Meus pais então resolveram emigrar para o Rio de Janeiro. Mas de modo diferente das outras pessoas, que em geral saíram fugidas. Nós saímos com passaporte soviético, de capa vermelha, com letras douradas, a foice e o martelo dourados. Depois, no Brasil, tive problemas com isso. Imagine usar esse passaporte durante o Estado Novo! Eu consegui a naturalização brasileira após muito esforço. Não tinha recursos, portanto não podia contratar advogado nem despachante. Ia pessoalmente de repartição em repartição, mas consegui. Todos na família conseguiram. 

 

Minha naturalização saiu em 1941. Mas me formei engenheiro agrônomo em 1940. Para registrar meu diploma, precisava estar naturalizado e ter prestado serviço militar. Então tratei de me alistar. Eu podia fazer linha de tiro, que era um tipo de instrução mais suave, ou o quartel. Quis o quartel, me chamariam para lutar. Foi uma complicação. Eu morava em Copacabana e tentei me inserir nas fortalezas do litoral. Não me aceitaram. Só consegui ser aceito num quartel em Campinho, depois de Cascadura. Eu acordava às 4 horas da manhã, tomava ônibus, bonde e trem e chegava em Campinho. Fiz lá o curso de sargento e fui convocado à guerra como terceiro-sargento. Dei baixa como segundo-tenente. Fomos todos promovidos depois da guerra.

 

O sr. se considera próximo do marxismo?

 

Passei por um período marxista. O que me distanciou muito do movimento comunista foi o pacto germano-soviético, em 1939. Fiquei com muita raiva, aquilo me afastou por muitos anos, mas depois voltei.

 

O cinema em algum momento foi fidedigno em relação aos acontecimentos que o sr. presenciou na Itália durante a Segunda Guerra?

 

Tive um tio que dizia não acreditar no Roma, Cidade Aberta, do Roberto Rossellini. Uma bobagem muito grande, porque eu testemunhei o que o filme mostrou em 1945. Vi que os italianos lutaram contra o fascismo. Os partigiani realmente se empenharam a fundo, com grandes perdas humanas e tudo. Uma injustiça muito grande dizerem que não fizeram nada. Quando nós entramos no norte da Itália, ele já havia sido tomado pelos partigiani. Tenho a maior admiração pela contribuição dos italianos na luta contra o fascismo. E Roma, Cidade Aberta me pareceu fiel.
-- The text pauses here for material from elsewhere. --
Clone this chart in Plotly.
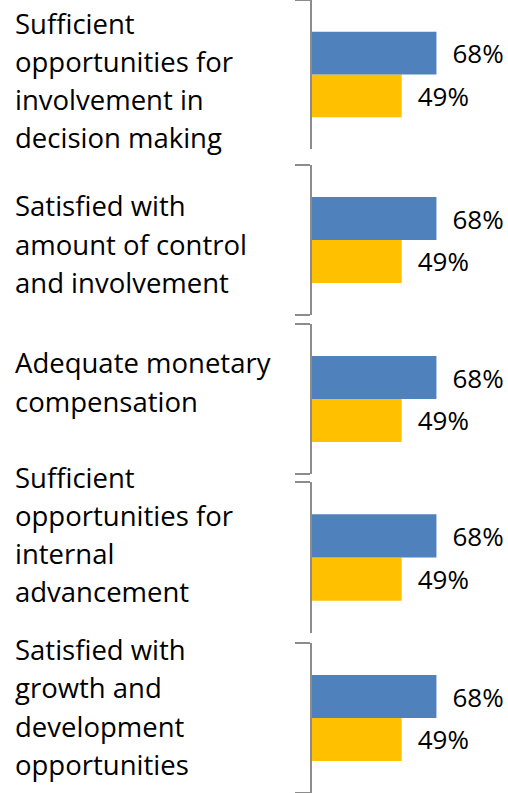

Vi Paisà na época do lançamento, 1946, mas não me lembro bem dele. A população italiana estava arrasada. Uma situação de degradação completa. Quando chegamos em Nápoles, era trágico.

 

Qual é o seu sentimento, hoje, sobre a guerra?

 

A guerra, a gente não esquece. Neurose de guerra todo mundo tem. Quem passou por aquela experiência tem neurose de guerra, é inevitável.

 

Como o sr. escreveu “Caderno Italiano”? Ainda usa a máquina de escrever?

 

Escrevo a máquina, não aprendi computação, não consigo. Por quê? Qual é a vantagem? Até hoje existem oficinas para máquinas de escrever, e eu mando a minha para eles. Sabe que há muita gente escrevendo desse modo ainda? Tanto que a gente ainda compra fita de máquina. O computador mudou o tipo de correspondência, não é? É imediata. Hoje em dia quase não escrevo cartas. A Jerusa [Pires Ferreira, sua esposa] manda as mensagens pelo computador. Ela está completamente computadorizada.

 

 

O sr. ainda escreve cartas? Pensa em publicar sua correspondência?

 

Minhas correspondências nunca foram publicadas. Nem quero que sejam. Eu guardo todas as cartas que recebo, mas hoje em dia quase não escrevo cartas. Não posso me queixar. Fico trabalhando, fico escrevendo, lendo, de vez em quando saio, acompanhado de alguém. Acordo cedo. Recebo muito livro, inclusive não há espaço para tantos deles em meu apartamento. No momento, revejo traduções antigas. Traduções novas, não mais.